Every record should be repeated exactly, except that pictures are left out.
· · · ·
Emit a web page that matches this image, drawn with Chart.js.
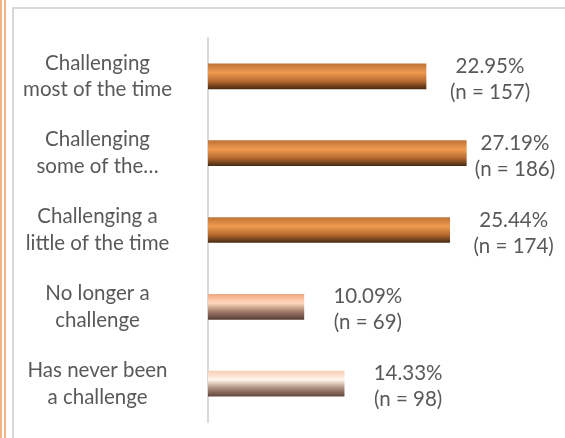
<!DOCTYPE html>
<html>
<head>
<meta charset="utf-8">
<script src="https://cdn.jsdelivr.net/npm/chart.js@4"></script>
<style>
    html, body { margin: 0; padding: 0; background: #fff; }
    body { width: 565px; height: 438px; position: relative; overflow: hidden; }
    .stripe { position: absolute; top: 0; bottom: 0; width: 2px; background: #f4b183; }
    #frame { position: absolute; left: 12px; top: 7px; right: -4px; bottom: -4px; border-top: 2px solid #d9d9d9; border-left: 2px solid #d9d9d9; }
    #wrap { position: absolute; left: 0; top: 0; width: 565px; height: 438px; }
</style>
</head>
<body>
<div class="stripe" style="left:0px"></div>
<div class="stripe" style="left:4px"></div>
<div id="frame"></div>
<div id="wrap"><canvas id="chart" width="565" height="438"></canvas></div>
<script>
document.addEventListener('DOMContentLoaded', function() {
    // Chart data
    const categories = [
        ['Challenging', 'most of the time'],
        ['Challenging', 'some of the\u2026'],
        ['Challenging a', 'little of the time'],
        ['No longer a', 'challenge'],
        ['Has never been', 'a challenge']
    ];
    const percentages = [22.95, 27.19, 25.44, 10.09, 14.33];
    const counts = [157, 186, 174, 69, 98];

    const textColor = '#595959';
    const fontFamily = 'Lato, "Open Sans", sans-serif';
    const fontSize = 20.5;
    const barThickness = 25;

    // gradient stops per bar (top -> bottom)
    const orangeStops = [[0, '#c07438'], [0.35, '#f09a50'], [0.7, '#b5692e'], [1, '#4a2a12']];
    const barStops = [
        orangeStops,
        orangeStops,
        orangeStops,
        [[0, '#f0a882'], [0.35, '#ffd8bc'], [0.7, '#a07868'], [1, '#5a4038']],
        [[0, '#f8d0b8'], [0.35, '#fff6ea'], [0.7, '#a88878'], [1, '#65483e']]
    ];

    function barGradient(context) {
        const chart = context.chart;
        const yScale = chart.scales.y;
        if (!yScale || context.dataIndex === undefined) return '#e08a40';
        const yc = yScale.getPixelForValue(context.dataIndex);
        if (!isFinite(yc)) return '#e08a40';
        const g = chart.ctx.createLinearGradient(0, yc - barThickness / 2, 0, yc + barThickness / 2);
        barStops[context.dataIndex].forEach(s => g.addColorStop(s[0], s[1]));
        return g;
    }

    // Two-line value labels to the right of each bar (kept inside the canvas)
    const valueLabels = {
        id: 'valueLabels',
        afterDatasetsDraw(chart) {
            const ctx = chart.ctx;
            const meta = chart.getDatasetMeta(0);
            ctx.save();
            ctx.fillStyle = textColor;
            ctx.font = fontSize + 'px ' + fontFamily;
            ctx.textAlign = 'center';
            ctx.textBaseline = 'middle';
            meta.data.forEach((bar, i) => {
                const x = Math.min(bar.x + 64, chart.width - 50);
                ctx.fillText(percentages[i].toFixed(2) + '%', x, bar.y - 10);
                ctx.fillText('(n = ' + counts[i] + ')', x, bar.y + 16);
            });
            ctx.restore();
        }
    };

    const ctx = document.getElementById('chart').getContext('2d');
    new Chart(ctx, {
        type: 'bar',
        data: {
            labels: categories,
            datasets: [{
                data: percentages,
                backgroundColor: barGradient,
                borderWidth: 0,
                barThickness: barThickness
            }]
        },
        options: {
            indexAxis: 'y',
            responsive: false,
            animation: false,
            layout: { padding: { top: 38, bottom: 16, right: 72, left: 0 } },
            plugins: {
                legend: { display: false },
                tooltip: { enabled: false }
            },
            scales: {
                x: {
                    display: false,
                    min: 0,
                    max: 30
                },
                y: {
                    afterFit: scale => {
                        scale.width = 208;
                        scale.paddingTop = 0;
                        scale.paddingBottom = 0;
                    },
                    grid: { display: false },
                    border: { display: true, color: '#d9d9d9', width: 2 },
                    ticks: {
                        color: textColor,
                        padding: 28,
                        crossAlign: 'center',
                        font: { family: fontFamily, size: fontSize, lineHeight: 1.3 }
                    }
                }
            }
        },
        plugins: [valueLabels]
    });
});
</script>
</body>
</html>
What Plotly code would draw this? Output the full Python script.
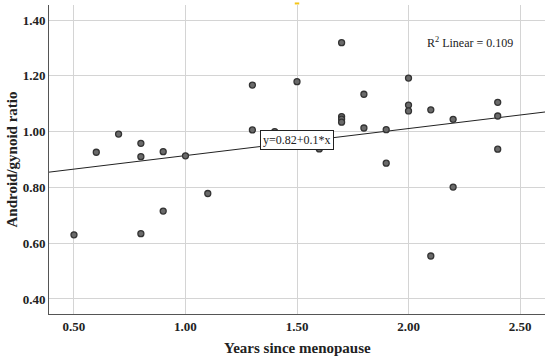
· · · ·
§ **Solution to the problem**
Emit a web page that matches this image, drawn with Chart.js.
<!DOCTYPE html>
<html>
<head>
<meta charset="utf-8">
<script src="https://cdn.jsdelivr.net/npm/chart.js@4"></script>
<style>
    html, body { margin: 0; padding: 0; background: #fff; }
    body { width: 565px; height: 438px; position: relative; overflow: hidden; }
    .stripe { position: absolute; top: 0; bottom: 0; width: 2px; background: #f4b183; }
    #frame { position: absolute; left: 12px; top: 7px; right: -4px; bottom: -4px; border-top: 2px solid #d9d9d9; border-left: 2px solid #d9d9d9; }
    #wrap { position: absolute; left: 0; top: 0; width: 565px; height: 438px; }
</style>
</head>
<body>
<div class="stripe" style="left:0px"></div>
<div class="stripe" style="left:4px"></div>
<div id="frame"></div>
<div id="wrap"><canvas id="chart" width="565" height="438"></canvas></div>
<script>
document.addEventListener('DOMContentLoaded', function() {
    // Chart data
    const categories = [
        ['Challenging', 'most of the time'],
        ['Challenging', 'some of the\u2026'],
        ['Challenging a', 'little of the time'],
        ['No longer a', 'challenge'],
        ['Has never been', 'a challenge']
    ];
    const percentages = [22.95, 27.19, 25.44, 10.09, 14.33];
    const counts = [157, 186, 174, 69, 98];

    const textColor = '#595959';
    const fontFamily = 'Lato, "Open Sans", sans-serif';
    const fontSize = 20.5;
    const barThickness = 25;

    // gradient stops per bar (top -> bottom)
    const orangeStops = [[0, '#c07438'], [0.35, '#f09a50'], [0.7, '#b5692e'], [1, '#4a2a12']];
    const barStops = [
        orangeStops,
        orangeStops,
        orangeStops,
        [[0, '#f0a882'], [0.35, '#ffd8bc'], [0.7, '#a07868'], [1, '#5a4038']],
        [[0, '#f8d0b8'], [0.35, '#fff6ea'], [0.7, '#a88878'], [1, '#65483e']]
    ];

    function barGradient(context) {
        const chart = context.chart;
        const yScale = chart.scales.y;
        if (!yScale || context.dataIndex === undefined) return '#e08a40';
        const yc = yScale.getPixelForValue(context.dataIndex);
        if (!isFinite(yc)) return '#e08a40';
        const g = chart.ctx.createLinearGradient(0, yc - barThickness / 2, 0, yc + barThickness / 2);
        barStops[context.dataIndex].forEach(s => g.addColorStop(s[0], s[1]));
        return g;
    }

    // Two-line value labels to the right of each bar (kept inside the canvas)
    const valueLabels = {
        id: 'valueLabels',
        afterDatasetsDraw(chart) {
            const ctx = chart.ctx;
            const meta = chart.getDatasetMeta(0);
            ctx.save();
            ctx.fillStyle = textColor;
            ctx.font = fontSize + 'px ' + fontFamily;
            ctx.textAlign = 'center';
            ctx.textBaseline = 'middle';
            meta.data.forEach((bar, i) => {
                const x = Math.min(bar.x + 64, chart.width - 50);
                ctx.fillText(percentages[i].toFixed(2) + '%', x, bar.y - 10);
                ctx.fillText('(n = ' + counts[i] + ')', x, bar.y + 16);
            });
            ctx.restore();
        }
    };

    const ctx = document.getElementById('chart').getContext('2d');
    new Chart(ctx, {
        type: 'bar',
        data: {
            labels: categories,
            datasets: [{
                data: percentages,
                backgroundColor: barGradient,
                borderWidth: 0,
                barThickness: barThickness
            }]
        },
        options: {
            indexAxis: 'y',
            responsive: false,
            animation: false,
            layout: { padding: { top: 38, bottom: 16, right: 72, left: 0 } },
            plugins: {
                legend: { display: false },
                tooltip: { enabled: false }
            },
            scales: {
                x: {
                    display: false,
                    min: 0,
                    max: 30
                },
                y: {
                    afterFit: scale => {
                        scale.width = 208;
                        scale.paddingTop = 0;
                        scale.paddingBottom = 0;
                    },
                    grid: { display: false },
                    border: { display: true, color: '#d9d9d9', width: 2 },
                    ticks: {
                        color: textColor,
                        padding: 28,
                        crossAlign: 'center',
                        font: { family: fontFamily, size: fontSize, lineHeight: 1.3 }
                    }
                }
            }
        },
        plugins: [valueLabels]
    });
});
</script>
</body>
</html>
What Plotly code would draw this? Output the full Python script.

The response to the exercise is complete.